EXERCISE INPUTS:
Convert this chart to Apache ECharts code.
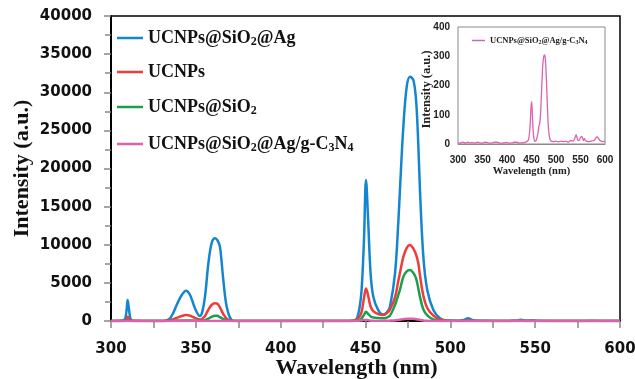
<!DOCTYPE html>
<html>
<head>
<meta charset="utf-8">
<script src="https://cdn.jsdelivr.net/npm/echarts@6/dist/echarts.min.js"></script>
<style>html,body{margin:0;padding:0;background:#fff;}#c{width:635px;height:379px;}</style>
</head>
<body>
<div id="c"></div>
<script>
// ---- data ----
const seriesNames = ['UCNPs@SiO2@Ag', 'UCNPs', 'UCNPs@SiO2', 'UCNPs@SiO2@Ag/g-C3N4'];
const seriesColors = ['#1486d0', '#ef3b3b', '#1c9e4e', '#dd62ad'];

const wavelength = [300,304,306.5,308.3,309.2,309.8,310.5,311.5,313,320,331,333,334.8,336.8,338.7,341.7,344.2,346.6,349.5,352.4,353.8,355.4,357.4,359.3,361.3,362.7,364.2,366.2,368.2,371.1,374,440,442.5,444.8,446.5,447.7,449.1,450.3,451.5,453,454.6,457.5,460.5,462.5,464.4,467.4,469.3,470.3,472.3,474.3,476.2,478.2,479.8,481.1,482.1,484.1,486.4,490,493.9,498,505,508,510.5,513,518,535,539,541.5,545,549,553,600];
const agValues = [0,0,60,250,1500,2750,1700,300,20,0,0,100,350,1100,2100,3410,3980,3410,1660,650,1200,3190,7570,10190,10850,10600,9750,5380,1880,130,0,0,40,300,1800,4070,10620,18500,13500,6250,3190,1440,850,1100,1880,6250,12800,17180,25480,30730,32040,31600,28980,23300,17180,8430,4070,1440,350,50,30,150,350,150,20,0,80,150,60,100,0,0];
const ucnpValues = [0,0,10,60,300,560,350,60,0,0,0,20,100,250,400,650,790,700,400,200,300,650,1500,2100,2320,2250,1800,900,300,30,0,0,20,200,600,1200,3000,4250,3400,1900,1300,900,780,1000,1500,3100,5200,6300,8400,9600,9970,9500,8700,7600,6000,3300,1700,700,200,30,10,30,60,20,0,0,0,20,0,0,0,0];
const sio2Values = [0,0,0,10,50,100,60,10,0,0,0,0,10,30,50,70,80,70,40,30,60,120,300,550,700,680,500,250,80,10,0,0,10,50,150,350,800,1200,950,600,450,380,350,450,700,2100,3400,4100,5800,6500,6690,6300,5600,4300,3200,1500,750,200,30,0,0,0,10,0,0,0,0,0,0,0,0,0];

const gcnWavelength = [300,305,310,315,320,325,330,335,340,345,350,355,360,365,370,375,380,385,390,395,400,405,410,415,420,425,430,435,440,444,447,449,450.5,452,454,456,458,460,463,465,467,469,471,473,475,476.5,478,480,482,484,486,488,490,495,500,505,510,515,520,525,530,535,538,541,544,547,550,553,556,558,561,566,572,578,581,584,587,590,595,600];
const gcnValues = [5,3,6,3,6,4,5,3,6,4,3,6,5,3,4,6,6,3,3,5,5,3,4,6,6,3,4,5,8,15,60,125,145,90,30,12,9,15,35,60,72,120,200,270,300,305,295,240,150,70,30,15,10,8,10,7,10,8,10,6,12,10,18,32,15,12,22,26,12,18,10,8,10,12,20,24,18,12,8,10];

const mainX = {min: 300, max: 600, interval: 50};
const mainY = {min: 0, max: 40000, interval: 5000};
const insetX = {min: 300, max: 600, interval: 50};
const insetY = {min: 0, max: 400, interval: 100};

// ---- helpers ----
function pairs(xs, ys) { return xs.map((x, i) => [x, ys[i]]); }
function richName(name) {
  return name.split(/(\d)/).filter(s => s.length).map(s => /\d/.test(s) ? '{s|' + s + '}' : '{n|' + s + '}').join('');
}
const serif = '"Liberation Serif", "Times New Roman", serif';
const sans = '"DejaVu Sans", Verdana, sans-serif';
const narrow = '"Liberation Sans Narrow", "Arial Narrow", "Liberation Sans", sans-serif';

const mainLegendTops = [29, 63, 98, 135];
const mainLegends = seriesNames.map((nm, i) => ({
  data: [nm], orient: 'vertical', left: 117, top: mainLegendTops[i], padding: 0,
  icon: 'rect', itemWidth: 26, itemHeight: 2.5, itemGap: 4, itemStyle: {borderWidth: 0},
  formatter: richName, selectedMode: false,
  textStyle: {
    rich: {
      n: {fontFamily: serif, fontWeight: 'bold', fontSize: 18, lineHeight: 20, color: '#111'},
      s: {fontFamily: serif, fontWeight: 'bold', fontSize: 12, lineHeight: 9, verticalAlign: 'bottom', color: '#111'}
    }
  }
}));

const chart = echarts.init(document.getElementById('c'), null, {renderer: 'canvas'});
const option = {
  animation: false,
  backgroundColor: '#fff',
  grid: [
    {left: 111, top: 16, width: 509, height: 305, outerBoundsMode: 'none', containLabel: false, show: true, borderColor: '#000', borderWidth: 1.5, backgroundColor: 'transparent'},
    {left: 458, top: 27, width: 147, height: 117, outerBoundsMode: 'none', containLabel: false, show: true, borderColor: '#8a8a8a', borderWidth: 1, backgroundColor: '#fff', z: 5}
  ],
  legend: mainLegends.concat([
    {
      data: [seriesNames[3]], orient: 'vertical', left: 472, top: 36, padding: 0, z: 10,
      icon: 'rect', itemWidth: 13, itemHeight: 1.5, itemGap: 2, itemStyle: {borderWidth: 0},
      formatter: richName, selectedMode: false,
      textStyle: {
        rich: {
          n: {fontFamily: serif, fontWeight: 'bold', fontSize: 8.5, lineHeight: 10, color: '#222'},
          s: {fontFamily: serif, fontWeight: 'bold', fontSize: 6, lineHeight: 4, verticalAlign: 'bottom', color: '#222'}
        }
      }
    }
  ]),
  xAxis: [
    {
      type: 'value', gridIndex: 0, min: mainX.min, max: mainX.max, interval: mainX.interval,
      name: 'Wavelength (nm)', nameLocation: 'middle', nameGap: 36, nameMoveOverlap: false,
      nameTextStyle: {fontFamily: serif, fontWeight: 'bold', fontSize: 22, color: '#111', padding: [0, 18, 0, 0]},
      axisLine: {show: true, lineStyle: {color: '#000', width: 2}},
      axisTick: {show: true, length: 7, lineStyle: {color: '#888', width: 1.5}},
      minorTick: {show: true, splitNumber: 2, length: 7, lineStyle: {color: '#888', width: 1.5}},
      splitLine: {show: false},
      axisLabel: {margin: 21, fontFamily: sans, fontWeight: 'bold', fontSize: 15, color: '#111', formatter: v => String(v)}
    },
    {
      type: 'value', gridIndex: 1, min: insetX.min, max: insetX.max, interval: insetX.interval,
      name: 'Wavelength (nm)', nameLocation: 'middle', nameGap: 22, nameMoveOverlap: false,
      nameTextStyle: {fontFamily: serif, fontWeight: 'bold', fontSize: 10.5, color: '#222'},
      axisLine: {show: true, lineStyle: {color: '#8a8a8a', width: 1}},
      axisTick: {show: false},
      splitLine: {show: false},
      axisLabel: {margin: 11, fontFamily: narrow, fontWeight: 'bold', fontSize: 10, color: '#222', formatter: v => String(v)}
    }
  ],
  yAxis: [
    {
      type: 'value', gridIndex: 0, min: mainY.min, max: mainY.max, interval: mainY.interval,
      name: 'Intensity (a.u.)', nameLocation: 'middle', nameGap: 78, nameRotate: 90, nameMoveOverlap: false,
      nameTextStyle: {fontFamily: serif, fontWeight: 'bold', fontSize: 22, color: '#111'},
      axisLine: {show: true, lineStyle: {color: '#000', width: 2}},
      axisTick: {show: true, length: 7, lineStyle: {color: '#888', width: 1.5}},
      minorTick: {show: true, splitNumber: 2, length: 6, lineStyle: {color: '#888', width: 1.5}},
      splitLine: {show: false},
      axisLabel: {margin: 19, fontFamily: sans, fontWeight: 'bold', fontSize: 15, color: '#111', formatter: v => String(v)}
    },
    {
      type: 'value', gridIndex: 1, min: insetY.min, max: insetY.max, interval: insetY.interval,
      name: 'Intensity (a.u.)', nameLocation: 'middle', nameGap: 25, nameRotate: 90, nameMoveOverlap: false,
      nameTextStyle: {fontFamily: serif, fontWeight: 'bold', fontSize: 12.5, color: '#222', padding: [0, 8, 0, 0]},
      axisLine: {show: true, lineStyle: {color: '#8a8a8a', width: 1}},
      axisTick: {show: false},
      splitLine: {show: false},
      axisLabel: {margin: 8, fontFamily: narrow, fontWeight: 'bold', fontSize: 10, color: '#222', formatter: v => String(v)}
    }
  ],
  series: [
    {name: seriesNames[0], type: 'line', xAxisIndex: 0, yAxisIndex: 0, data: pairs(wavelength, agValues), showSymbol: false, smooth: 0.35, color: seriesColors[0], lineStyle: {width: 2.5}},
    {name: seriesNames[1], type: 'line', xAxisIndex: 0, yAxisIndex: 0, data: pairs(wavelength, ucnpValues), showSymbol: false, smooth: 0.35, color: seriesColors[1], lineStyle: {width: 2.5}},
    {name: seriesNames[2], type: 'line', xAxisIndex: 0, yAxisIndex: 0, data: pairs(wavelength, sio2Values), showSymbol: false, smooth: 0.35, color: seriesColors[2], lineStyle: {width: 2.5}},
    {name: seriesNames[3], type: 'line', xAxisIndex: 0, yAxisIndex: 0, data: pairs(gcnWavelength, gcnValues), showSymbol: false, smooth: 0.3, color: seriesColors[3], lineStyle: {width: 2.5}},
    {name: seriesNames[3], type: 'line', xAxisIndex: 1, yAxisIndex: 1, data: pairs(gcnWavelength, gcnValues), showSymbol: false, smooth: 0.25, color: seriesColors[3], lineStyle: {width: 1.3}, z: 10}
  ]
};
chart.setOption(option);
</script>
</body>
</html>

---

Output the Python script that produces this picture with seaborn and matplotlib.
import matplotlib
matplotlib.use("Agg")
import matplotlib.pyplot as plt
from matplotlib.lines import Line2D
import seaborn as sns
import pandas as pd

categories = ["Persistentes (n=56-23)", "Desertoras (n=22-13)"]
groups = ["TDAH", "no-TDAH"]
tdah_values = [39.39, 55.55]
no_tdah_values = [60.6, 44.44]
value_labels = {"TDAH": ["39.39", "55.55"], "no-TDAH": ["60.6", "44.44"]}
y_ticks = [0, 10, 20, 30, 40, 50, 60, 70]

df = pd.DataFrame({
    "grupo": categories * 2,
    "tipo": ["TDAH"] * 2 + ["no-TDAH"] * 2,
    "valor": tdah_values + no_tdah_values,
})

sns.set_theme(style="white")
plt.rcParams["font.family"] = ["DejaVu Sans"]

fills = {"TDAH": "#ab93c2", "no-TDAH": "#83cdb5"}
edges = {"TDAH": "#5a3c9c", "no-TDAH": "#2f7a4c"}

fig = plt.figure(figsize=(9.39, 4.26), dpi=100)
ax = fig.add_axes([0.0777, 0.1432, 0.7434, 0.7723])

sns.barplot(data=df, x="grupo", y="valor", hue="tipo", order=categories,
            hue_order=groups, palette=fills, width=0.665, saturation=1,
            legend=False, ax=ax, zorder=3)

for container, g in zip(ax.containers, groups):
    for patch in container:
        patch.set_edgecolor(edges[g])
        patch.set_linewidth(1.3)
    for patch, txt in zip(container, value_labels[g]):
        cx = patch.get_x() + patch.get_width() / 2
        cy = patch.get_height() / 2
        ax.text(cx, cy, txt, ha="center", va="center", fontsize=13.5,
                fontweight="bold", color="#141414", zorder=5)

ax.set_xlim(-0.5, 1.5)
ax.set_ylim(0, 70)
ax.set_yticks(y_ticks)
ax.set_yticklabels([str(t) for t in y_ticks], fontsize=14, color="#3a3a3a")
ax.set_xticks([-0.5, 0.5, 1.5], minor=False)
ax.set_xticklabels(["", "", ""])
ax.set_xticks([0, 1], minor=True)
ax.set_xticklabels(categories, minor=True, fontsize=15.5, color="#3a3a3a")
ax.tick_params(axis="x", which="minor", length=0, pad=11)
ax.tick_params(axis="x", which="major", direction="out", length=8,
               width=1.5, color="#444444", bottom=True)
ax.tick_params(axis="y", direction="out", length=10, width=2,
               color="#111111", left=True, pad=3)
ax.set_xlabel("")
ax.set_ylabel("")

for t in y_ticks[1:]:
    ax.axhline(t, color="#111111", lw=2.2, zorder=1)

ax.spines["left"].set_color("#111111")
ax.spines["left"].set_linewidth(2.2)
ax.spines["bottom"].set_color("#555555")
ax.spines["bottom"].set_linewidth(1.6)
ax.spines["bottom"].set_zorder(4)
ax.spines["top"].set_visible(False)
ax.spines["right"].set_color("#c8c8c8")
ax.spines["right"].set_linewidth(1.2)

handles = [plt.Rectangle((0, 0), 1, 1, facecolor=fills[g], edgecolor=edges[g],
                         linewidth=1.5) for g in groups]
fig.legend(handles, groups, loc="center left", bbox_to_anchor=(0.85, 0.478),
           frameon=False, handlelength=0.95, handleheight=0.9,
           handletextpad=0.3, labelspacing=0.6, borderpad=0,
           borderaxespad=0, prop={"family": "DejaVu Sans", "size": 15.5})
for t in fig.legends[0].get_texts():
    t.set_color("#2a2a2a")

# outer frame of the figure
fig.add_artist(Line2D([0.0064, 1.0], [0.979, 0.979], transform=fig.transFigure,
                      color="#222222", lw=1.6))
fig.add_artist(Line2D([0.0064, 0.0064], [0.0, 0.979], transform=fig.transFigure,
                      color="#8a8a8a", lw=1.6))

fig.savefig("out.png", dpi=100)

WRITTEN REQUEST:
Skip the pictures. Set down only the lines from the one containing "Convert this chart to Apache ECharts code." through the one containing "['#1486d0', '#ef3b3b', '#1c9e4e', '#dd62ad'];", exactly as they appear, ends included.

THE COMPLETED TASK:
Convert this chart to Apache ECharts code.
<!DOCTYPE html>
<html>
<head>
<meta charset="utf-8">
<script src="https://cdn.jsdelivr.net/npm/echarts@6/dist/echarts.min.js"></script>
<style>html,body{margin:0;padding:0;background:#fff;}#c{width:635px;height:379px;}</style>
</head>
<body>
<div id="c"></div>
<script>
// ---- data ----
const seriesNames = ['UCNPs@SiO2@Ag', 'UCNPs', 'UCNPs@SiO2', 'UCNPs@SiO2@Ag/g-C3N4'];
const seriesColors = ['#1486d0', '#ef3b3b', '#1c9e4e', '#dd62ad'];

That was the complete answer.